LISTED RECORDS:
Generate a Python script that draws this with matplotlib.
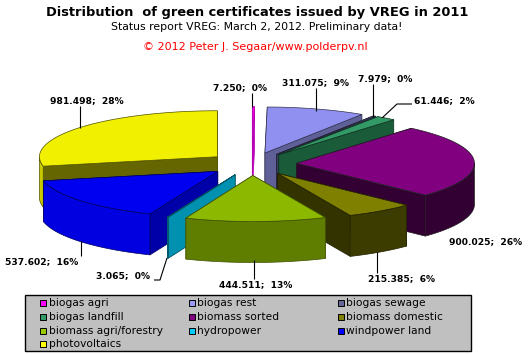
import numpy as np
import matplotlib
matplotlib.use("Agg")
import matplotlib.pyplot as plt
from matplotlib.patches import Rectangle

categories = ["biogas agri", "biogas rest", "biogas sewage", "biogas landfill", "biomass sorted",
              "biomass domestic", "biomass agri/forestry", "hydropower", "windpower land", "photovoltaics"]
values = [7.250, 311.075, 7.979, 61.446, 900.025, 215.385, 444.511, 3.065, 537.602, 981.498]
value_labels = ["7.250;  0%", "311.075;  9%", "7.979;  0%", "61.446;  2%", "900.025;  26%",
                "215.385;  6%", "444.511;  13%", "3.065;  0%", "537.602;  16%", "981.498;  28%"]
legend_colors = ["#FF00FF", "#9999FF", "#666699", "#339966", "#800080",
                 "#808000", "#99CC00", "#00CCFF", "#0000FF", "#FFFF00"]
top_colors = ["#F000E0", "#9090F0", "#66669A", "#339966", "#800080",
              "#808000", "#8CB800", "#0099BB", "#0000F0", "#F0F000"]
radial_colors = ["#C800C0", "#606098", "#3C3C64", "#1A5C3A", "#330033",
                 "#333300", "#607800", "#0090B0", "#0000A8", "#666600"]
outer_colors = ["#C800C0", "#606098", "#3C3C64", "#1A5C3A", "#330033",
                "#3C3C00", "#5F7E00", "#0090B0", "#0000E0", "#C8C800"]
edge_colors = ["#B000B0", "#303050", "#202030", "#103020", "#202020",
               "#202000", "#405000", "#005060", "#000060", "#505000"]

CX, CY, RX, RY, EXPL, DEPTH = 252, 164, 178, 46, 0.25, 41

fig = plt.figure(figsize=(5.31, 3.54), dpi=100, facecolor="white")
ax = fig.add_axes([0, 0, 1, 1])
ax.set_xlim(0, 531)
ax.set_ylim(354, 0)
ax.axis("off")

vals = np.array(values)
edges = np.concatenate([[0], np.cumsum(vals)]) / vals.sum() * 2 * np.pi


def pt(t, r=1.0):
    return np.array([RX * r * np.sin(t), -RY * r * np.cos(t)])


wedges = []
for i in range(len(vals)):
    a, b = edges[i], edges[i + 1]
    apex = np.array([CX, CY]) + pt((a + b) / 2, EXPL)
    ts = np.linspace(a, b, max(int((b - a) * 40), 2))
    arc = np.array([apex + pt(t) for t in ts])
    wedges.append((apex[1], i, apex, arc, ts))

LW = 0.5
down = np.array([0, DEPTH])
# painter's order: far wedges first
for _, i, apex, arc, ts in sorted(wedges, key=lambda w: w[0]):
    z = 1 + apex[1] / 1000
    ec = edge_colors[i]
    for end in sorted([arc[0], arc[-1]], key=lambda e: e[1]):
        q = np.array([apex, end, end + down, apex + down])
        ax.fill(q[:, 0], q[:, 1], fc=radial_colors[i], ec=ec, lw=LW, zorder=z)
    mask = np.cos(ts) < 0.02
    if mask.sum() >= 2:
        f = arc[mask]
        q = np.vstack([f, (f + down)[::-1]])
        ax.fill(q[:, 0], q[:, 1], fc=outer_colors[i], ec=ec, lw=LW, zorder=z + 1e-5)
    q = np.vstack([apex, arc])
    ax.fill(q[:, 0], q[:, 1], fc=top_colors[i], ec=ec, lw=LW, zorder=z + 2e-5)

# labels and leader lines
label_xy = [(240, 88), (315, 83), (385.5, 79), (444.5, 101), (486, 242),
            (401, 279), (255.5, 285), (123.5, 275.5), (42, 262), (87, 101)]
leaders = [[(252, 93), (252, 107)], [(316, 88), (316, 111)], [(373, 84), (373, 117)],
           [(412, 104), (397, 104), (382, 118)], None, [(377, 252), (377, 273)],
           [(254, 260), (254, 279)], [(154, 280), (160, 280), (167, 258)],
           [(81, 241), (81, 256)], [(80, 106), (80, 128)]]
for txt, (x, y), line in zip(value_labels, label_xy, leaders):
    ax.text(x, y, txt, ha="center", va="center", fontsize=6.6, fontweight="bold",
            family="DejaVu Sans", color="black", zorder=5)
    if line is not None:
        l = np.array(line)
        ax.plot(l[:, 0], l[:, 1], color="black", lw=0.8, zorder=4, solid_capstyle="butt")

# titles
ax.text(257, 12.5, "Distribution  of green certificates issued by VREG in 2011", ha="center", va="center",
        fontsize=9.4, fontweight="bold", family="DejaVu Sans", color="black")
ax.text(256.7, 27.5, "Status report VREG: March 2, 2012. Preliminary data!", ha="center", va="center",
        fontsize=7.85, family="DejaVu Sans", color="black")
ax.text(255, 47.5, "\u00a9 2012 Peter J. Segaar/www.polderpv.nl", ha="center", va="center",
        fontsize=8.05, family="DejaVu Sans", color="#FF0000")

# legend
ax.add_patch(Rectangle((25.2, 295.2), 445.5, 56, fc="#C0C0C0", ec="black", lw=1, zorder=6))
sw_x = [40, 188.7, 337.8]
row_y = [302.5, 316.5, 330.5, 344]
for k, (name, c) in enumerate(zip(categories, legend_colors)):
    col, row = k % 3, k // 3
    ax.add_patch(Rectangle((sw_x[col], row_y[row] - 3), 6, 6, fc=c, ec="black", lw=0.7, zorder=7))
    ax.text(sw_x[col] + 8.7, row_y[row], name, ha="left", va="center", fontsize=7.7,
            family="DejaVu Sans", color="black", zorder=7)

fig.savefig("out.png", dpi=100, facecolor="white")
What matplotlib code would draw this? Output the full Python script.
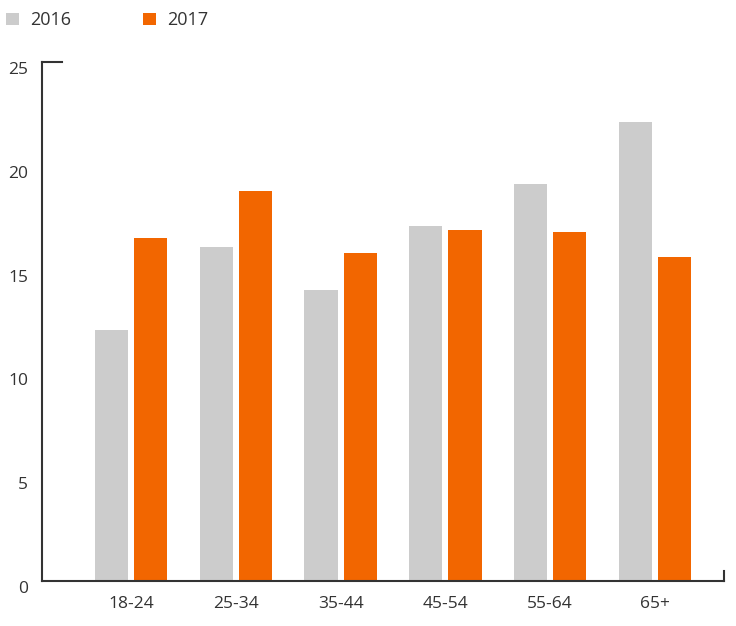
import matplotlib.pyplot as plt
import numpy as np

ages = ['18-24', '25-34', '35-44', '45-54', '55-64', '65+']
vals_2016 = [12.1, 16.1, 14.0, 17.1, 19.1, 22.1]
vals_2017 = [16.5, 18.8, 15.8, 16.9, 16.8, 15.6]

plt.rcParams['font.family'] = ['Open Sans', 'DejaVu Sans']

fig = plt.figure(figsize=(7.36, 6.26), dpi=100)
ax = fig.add_axes([0.057, 0.072, 0.927, 0.829])

x = np.arange(len(ages))
w = 0.316
b1 = ax.bar(x - 0.187, vals_2016, w, color='#cccccc', label='2016')
b2 = ax.bar(x + 0.187, vals_2017, w, color='#f26600', label='2017')

ax.set_xlim(-0.85, 5.66)
ax.set_ylim(0, 25)
ax.set_yticks([0, 5, 10, 15, 20, 25])
ax.set_xticks(x)
ax.set_xticklabels(ages)

for s in ['top', 'right']:
    ax.spines[s].set_visible(False)
for s in ['left', 'bottom']:
    ax.spines[s].set_color('#333333')
    ax.spines[s].set_linewidth(1.5)

ax.tick_params(axis='both', length=0, labelsize=12.5, colors='#333333')
ax.tick_params(axis='y', pad=10)
ax.tick_params(axis='x', pad=11)
for lab in ax.get_yticklabels():
    lab.set_verticalalignment('top')

# little hooks at the axis ends
ax.plot([0, 0.03], [1, 1], transform=ax.transAxes, color='#333333', lw=1.5, clip_on=False)
ax.plot([1, 1], [0, 0.02], transform=ax.transAxes, color='#333333', lw=1.5, clip_on=False)

fig.legend(handles=[b1, b2], loc='upper left', bbox_to_anchor=(0.008, 0.982), ncol=2,
           frameon=False, fontsize=13, handlelength=0.72, handleheight=0.72,
           handletextpad=0.6, columnspacing=4.0, borderpad=0, borderaxespad=0,
           labelcolor='#333333')

fig.savefig('out.png', dpi=100)
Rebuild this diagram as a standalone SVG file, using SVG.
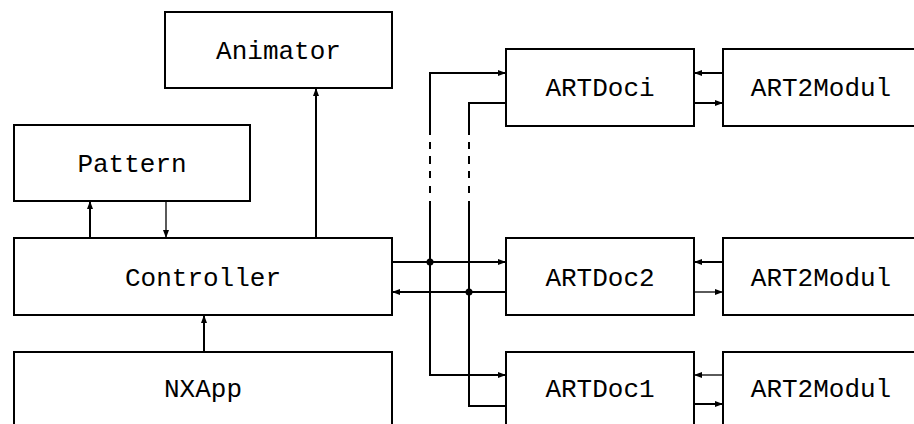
<svg xmlns="http://www.w3.org/2000/svg" width="914" height="424" viewBox="0 0 914 424">
<style>
.box{fill:#fff;stroke:#000;stroke-width:2}
.lbl{font-family:"Liberation Mono","DejaVu Sans Mono",monospace;font-size:26px;text-anchor:middle;fill:#000}
.c{fill:none;stroke:#000;stroke-width:2}
.t{fill:none;stroke:#000;stroke-width:1.3}
</style>
<defs>
<marker id="ah" markerUnits="userSpaceOnUse" markerWidth="9" markerHeight="7" refX="8" refY="3.5" orient="auto">
<path d="M0,0.5 L8,3.5 L0,6.5 z" fill="#000"/>
</marker>
</defs>
<rect width="914" height="424" fill="#fff"/>
<g id="animator"><rect class="box" x="165" y="12" width="227" height="76"/><text class="lbl" x="278.5" y="59">Animator</text></g>
<g id="pattern"><rect class="box" x="14" y="125" width="236" height="76"/><text class="lbl" x="132" y="172">Pattern</text></g>
<g id="controller"><rect class="box" x="14" y="238" width="378" height="77"/><text class="lbl" x="203" y="286">Controller</text></g>
<g id="nxapp"><rect class="box" x="14" y="352" width="378" height="80"/><text class="lbl" x="203" y="397">NXApp</text></g>
<g id="artdoci"><rect class="box" x="506" y="49" width="188" height="77"/><text class="lbl" x="600" y="96">ARTDoci</text></g>
<g id="artdoc2"><rect class="box" x="506" y="238" width="188" height="77"/><text class="lbl" x="600" y="286">ARTDoc2</text></g>
<g id="artdoc1"><rect class="box" x="506" y="352" width="188" height="80"/><text class="lbl" x="600" y="397">ARTDoc1</text></g>
<g id="art2modul-i"><rect class="box" x="723" y="49" width="200" height="77"/><text class="lbl" x="821" y="96">ART2Modul</text></g>
<g id="art2modul-2"><rect class="box" x="723" y="238" width="200" height="77"/><text class="lbl" x="821" y="286">ART2Modul</text></g>
<g id="art2modul-1"><rect class="box" x="723" y="352" width="200" height="80"/><text class="lbl" x="821" y="397">ART2Modul</text></g>
<g id="connectors">
<path class="c" d="M90,238 V201" marker-end="url(#ah)"/>
<path class="t" d="M166,201 V238" marker-end="url(#ah)"/>
<path class="c" d="M316,238 V88" marker-end="url(#ah)"/>
<path class="c" d="M204,352 V315" stroke-width="1.6" marker-end="url(#ah)"/>
<path class="c" d="M392,262 H506" marker-end="url(#ah)"/>
<path class="c" d="M506,292 H392" marker-end="url(#ah)"/>
<circle cx="430" cy="262" r="3.5" fill="#000"/>
<circle cx="469" cy="292" r="3.5" fill="#000"/>
<path class="c" d="M430,135 V73 H506" marker-end="url(#ah)"/>
<path class="c" d="M430,201 V375 H506" marker-end="url(#ah)"/>
<path class="c" d="M506,103 H469 V135"/>
<path class="c" d="M469,201 V406 H506"/>
<path class="c" d="M430,142 V149 M430,156 V164 M430,171 V178 M430,186 V193 M469,142 V149 M469,156 V164 M469,171 V178 M469,186 V193"/>
<path class="c" d="M723,73 H694" marker-end="url(#ah)"/>
<path class="c" d="M694,103 H723" marker-end="url(#ah)"/>
<path class="c" d="M723,262 H694" marker-end="url(#ah)"/>
<path class="t" d="M694,292 H723" marker-end="url(#ah)"/>
<path class="t" d="M723,375 H694" marker-end="url(#ah)"/>
<path class="c" d="M694,404 H723" marker-end="url(#ah)"/>
</g>
</svg>
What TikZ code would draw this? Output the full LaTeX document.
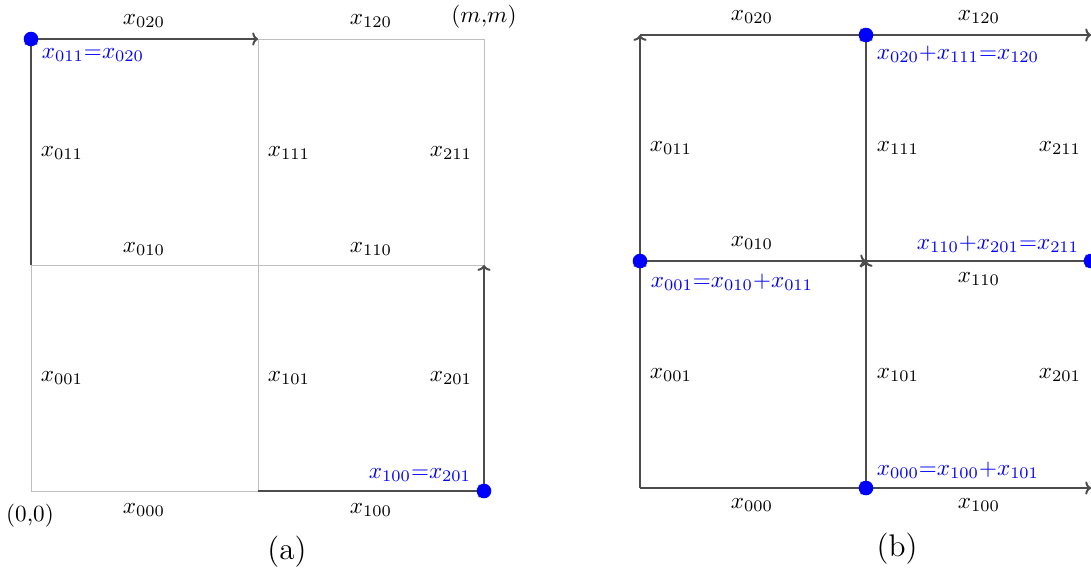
\documentclass[tikz,border=0pt]{standalone}
\usetikzlibrary{arrows.meta}
\begin{document}
\begin{tikzpicture}[x=0.432pt,y=-0.432pt,
  grid/.style={draw=black!25,line width=0.43pt},
  flow/.style={draw=black!70,line width=0.86pt,-{To[length=2.5pt,width=5.7pt]}},
  lab/.style={inner sep=0pt},
  eq/.style={text=blue,inner sep=0pt},
  captxt/.style={inner sep=0pt,font=\fontsize{13.5}{16}\selectfont},
  dot/.style={circle,fill=blue,inner sep=0pt,minimum size=6.3pt}]
\useasboundingbox (0,0) rectangle (1091,574);
% ---------- panel (a) coordinates
\coordinate (a00) at (31,39);   \coordinate (a10) at (258,39);  \coordinate (a20) at (484,39);
\coordinate (a01) at (31,265);  \coordinate (a11) at (258,265); \coordinate (a21) at (484,265);
\coordinate (a02) at (31,491);  \coordinate (a12) at (258,491); \coordinate (a22) at (484,491);
% grid
\draw[grid] (a00) -- (a20) -- (a22) -- (a02) -- cycle;
\draw[grid] (a10) -- (a12);
\draw[grid] (a01) -- (a21);
% flows
\draw[flow] (a01) -- (a00);
\draw[flow] (a00) -- (a10);
\draw[flow] (a12) -- (a22);
\draw[flow] (a22) -- (a21);
\node[dot] (da1) at (a00) {};
\node[dot] (da2) at (a22) {};
% labels
\node[lab] (la020) at (144,21) {$x_{020}$};
\node[lab] (la120) at (371,21) {$x_{120}$};
\node[lab] (lamm) at (484,17) {$(m{,}m)$};
\node[lab] (la011) at (62,153) {$x_{011}$};
\node[lab] (la111) at (289,153) {$x_{111}$};
\node[lab] (la211) at (451,153) {$x_{211}$};
\node[lab] (la010) at (144,249) {$x_{010}$};
\node[lab] (la110) at (371,249) {$x_{110}$};
\node[lab] (la001) at (62,378) {$x_{001}$};
\node[lab] (la101) at (289,378) {$x_{101}$};
\node[lab] (la201) at (451,378) {$x_{201}$};
\node[lab] (la000) at (144,510) {$x_{000}$};
\node[lab] (la100) at (371,510) {$x_{100}$};
\node[lab] (la00) at (30,516) {(0,0)};
\node[captxt] (capa) at (287,552) {(a)};
\node[eq] (ea1) at (93,55) {$x_{011}{=}x_{020}$};
\node[eq] (ea2) at (420,475) {$x_{100}{=}x_{201}$};
% ---------- panel (b) coordinates
\coordinate (b00) at (640,35);  \coordinate (b10) at (866,35);  \coordinate (b20) at (1091,35);
\coordinate (b01) at (640,261); \coordinate (b11) at (866,261); \coordinate (b21) at (1091,261);
\coordinate (b02) at (640,488); \coordinate (b12) at (866,488); \coordinate (b22) at (1091,488);
\draw[flow] (b02) -- (b01);
\draw[flow] (b01) -- (b00);
\draw[flow] (b12) -- (b11);
\draw[flow] (b11) -- (b10);
\draw[flow] (b00) -- (b10);
\draw[flow] (b10) -- (b20);
\draw[flow] (b01) -- (b11);
\draw[flow] (b11) -- (b21);
\draw[flow] (b02) -- (b12);
\draw[flow] (b12) -- (b22);
\node[dot] (db1) at (b10) {};
\node[dot] (db2) at (b01) {};
\node[dot] (db3) at (b21) {};
\node[dot] (db4) at (b12) {};
\node[lab] (lb020) at (752,17) {$x_{020}$};
\node[lab] (lb120) at (979,17) {$x_{120}$};
\node[lab] (lb011) at (671,148) {$x_{011}$};
\node[lab] (lb111) at (898,148) {$x_{111}$};
\node[lab] (lb211) at (1060,148) {$x_{211}$};
\node[lab] (lb010) at (752,243) {$x_{010}$};
\node[lab] (lb110) at (979,279) {$x_{110}$};
\node[lab] (lb001) at (671,375) {$x_{001}$};
\node[lab] (lb101) at (898,375) {$x_{101}$};
\node[lab] (lb201) at (1060,375) {$x_{201}$};
\node[lab] (lb000) at (752,505) {$x_{000}$};
\node[lab] (lb100) at (979,505) {$x_{100}$};
\node[captxt] (capb) at (897,549) {(b)};
\node[eq] (eb1) at (958,54) {$x_{020}{+}x_{111}{=}x_{120}$};
\node[eq] (eb2) at (732,282) {$x_{001}{=}x_{010}{+}x_{011}$};
\node[eq] (eb3) at (998,244) {$x_{110}{+}x_{201}{=}x_{211}$};
\node[eq] (eb4) at (958,470) {$x_{000}{=}x_{100}{+}x_{101}$};
\end{tikzpicture}
\end{document}
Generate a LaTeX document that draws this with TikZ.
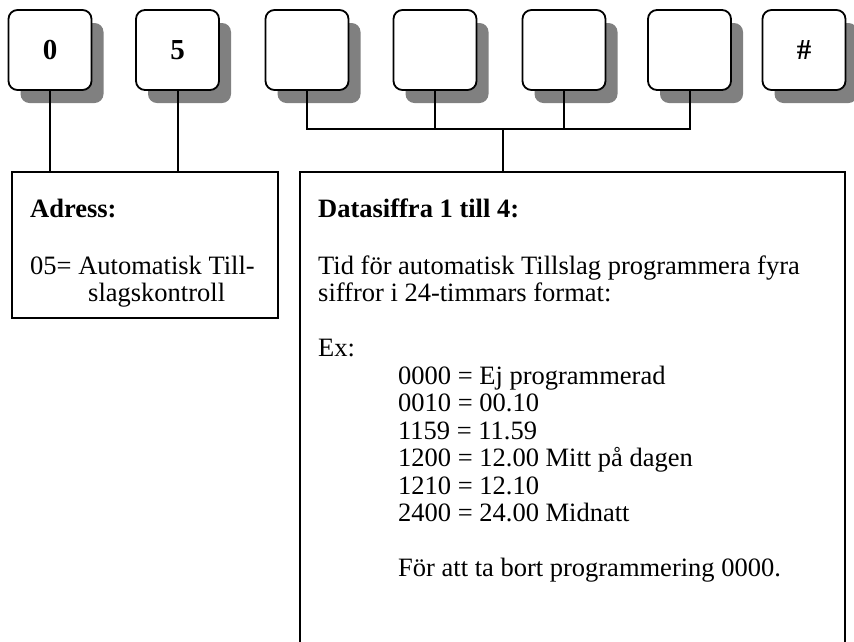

TO BE DONE: Restate the lines of the records exactly, starting at the first and stopping after the line with "from matplotlib.patches import Rectangle". Leave out any picture.

ANSWER:
Generate a Python script that draws this with matplotlib.
import numpy as np
import matplotlib
matplotlib.use("Agg")
import matplotlib.pyplot as plt
from matplotlib.patches import Rectangle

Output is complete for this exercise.